Here's How Human Brains Were Once Used As Medicine
Modern-day doctors are known for their brains, which they use to complete many years of medical school. But in the past, doctors and brains had a completely different relationship — one that conjures all sorts of Frankenstein-esque imagery. Believe it or not, brains — human brains to be exact — were once a vital organ used in medicinal administration (via Mental Floss).
Alas, if you were a patient in the 1650s, and you suffered the plight of epilepsy, you might have been subject to "medical cannibalism," which is every bit as awful as it sounds (via "Quackery: A Brief History of the Worst Ways to Cure Everything"). Medical cannibalism was derived from a theory known as "like cures like," which suggests that injuries of the brain and skull should be cured with — you guessed it — brains and skulls. This practice quickly morphed into curio cabinets filled with powdered skulls and ginger root and prescriptions for the consumption of human brains.

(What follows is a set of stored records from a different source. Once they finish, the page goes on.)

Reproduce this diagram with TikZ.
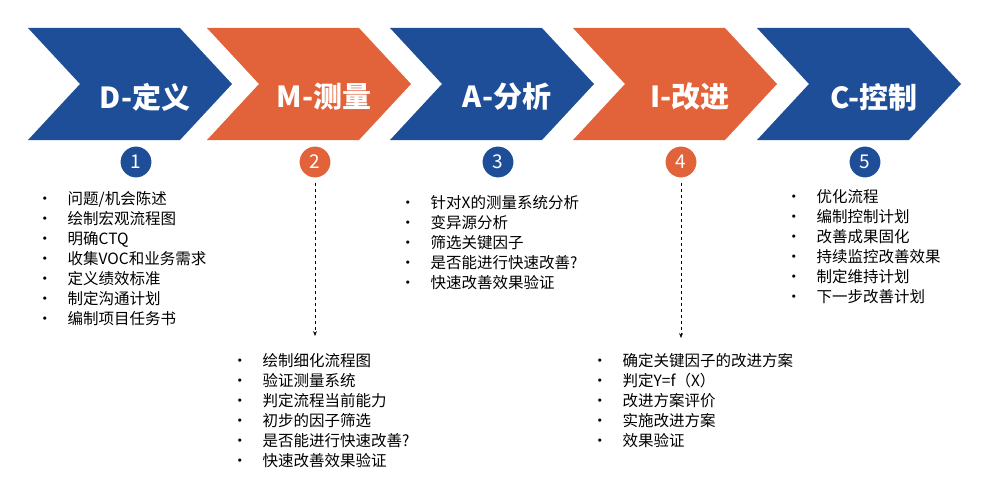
\documentclass[tikz,border=0pt]{standalone}
\usepackage{fontspec}
\setmainfont{Noto Sans CJK SC}
\usetikzlibrary{arrows.meta,positioning}
\definecolor{dblue}{RGB}{31,78,152}
\definecolor{dorange}{RGB}{226,98,58}
\newcommand{\steplist}[1]{%
  \fontsize{15.5}{20}\selectfont
  \begin{tabular}{@{}l@{\hspace{15pt}}l@{}}#1\end{tabular}}
\tikzset{
  phase/.style={fill=#1,draw=none},
  phasetitle/.style={text=white,font=\fontsize{29}{32}\selectfont\bfseries},
  numdot/.style={circle,fill=#1,draw=white,line width=2pt,minimum size=33pt,
    text=white,font=\fontsize{19}{22}\selectfont},
  stepitems/.style={anchor=north west,inner sep=0pt,align=left}
}
\begin{document}
\begin{tikzpicture}[x=1pt,y=-1pt]
    \useasboundingbox (0,0) rectangle (987,484);
    % chevrons
    \foreach \x/\c/\t/\n in {28/dblue/D-定义/1, 207/dorange/M-测量/2,
        390/dblue/A-分析/3, 573/dorange/I-改进/4, 757/dblue/C-控制/5}{
      \fill[phase=\c] (\x,28) -- ++(152,0) -- ++(52,56) -- ++(-52,56)
          -- ++(-152,0) -- ++(52,-56) -- cycle;
      \node[phasetitle] (t\n) at (\x+117,97) {\t};
      \node[numdot=\c] (c\n) at (\x+108,162) {\n};
    }
    % step lists
    \node[stepitems] (m1) at (37,190) {\steplist{
      • & 问题/机会陈述\\ • & 绘制宏观流程图\\ • & 明确CTQ\\
      • & 收集VOC和业务需求\\ • & 定义绩效标准\\ • & 制定沟通计划\\
      • & 编制项目任务书}};
    \node[stepitems] (m2) at (232,352) {\steplist{
      • & 绘制细化流程图\\ • & 验证测量系统\\ • & 判定流程当前能力\\
      • & 初步的因子筛选\\ • & 是否能进行快速改善?\\ • & 快速改善效果验证}};
    \node[stepitems] (m3) at (400,194) {\steplist{
      • & 针对X的测量系统分析\\ • & 变异源分析\\ • & 筛选关键因子\\
      • & 是否能进行快速改善?\\ • & 快速改善效果验证}};
    \node[stepitems] (m4) at (592,352) {\steplist{
      • & 确定关键因子的改进方案\\ • & 判定Y=f（X）\\ • & 改进方案评价\\
      • & 实施改进方案\\ • & 效果验证}};
    \node[stepitems] (m5) at (786,188) {\steplist{
      • & 优化流程\\ • & 编制控制计划\\ • & 改善成果固化\\
      • & 持续监控改善效果\\ • & 制定维持计划\\ • & 下一步改善计划}};
    % links down
    \coordinate (e2) at (c2 |- 0,336);
    \coordinate (e4) at (c4 |- 0,338);
    \draw[dashed,-Stealth] (c2.south) ++(0,3) -- (e2);
    \draw[dashed,-Stealth] (c4.south) ++(0,3) -- (e4);
\end{tikzpicture}
\end{document}
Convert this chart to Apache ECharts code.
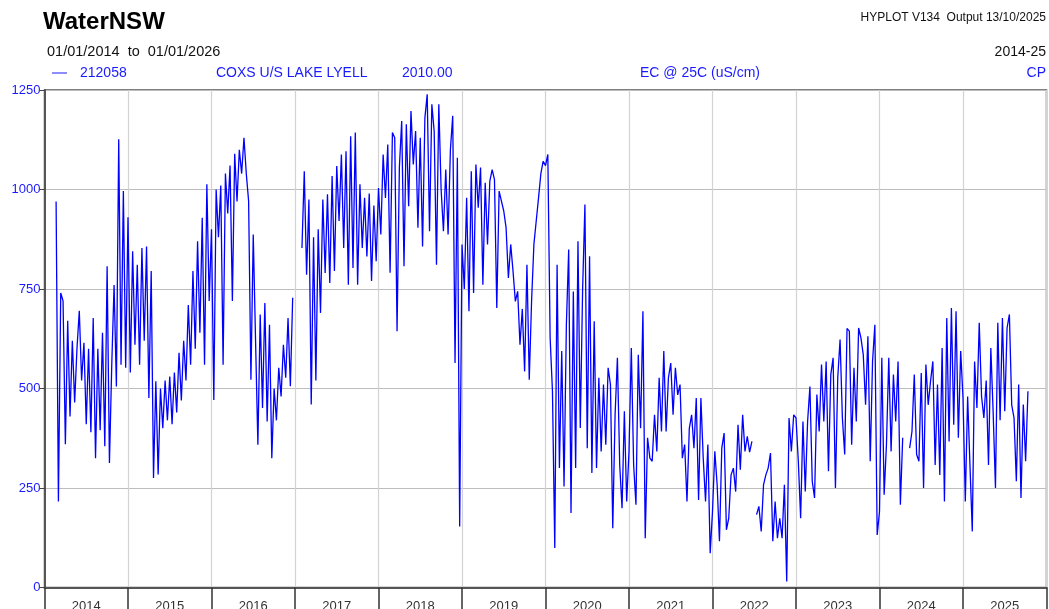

Some prescriptions required brains from people who died violently
As if chowing down on gushy gray and white matter isn't morbid enough, ancient holistic doctors had a particular affinity for brains belonging to people who died violently. One especially gruesome prescription initially published in the Art of Distillation by Physician John French and later reprinted in "Quackery: A Brief History of the Worst Ways to Cure Everything" called for brains, arteries, and veins of a man who died a violent death. These components were to be ground up into horse feces, distilled, and fed to the epileptic patient. The brain used would have to first be extracted from a suitable corpse following a volatile demise. After which, it would be dissected, mashed, and digested (via Mental Floss).
Based upon this description, it seems that medieval surgeons were just plain evil surgeons. Who would have thought that the road to modern medicine was paved in such a cryptic past of violence, grave robbing, skull collecting, and other unspeakable oddities?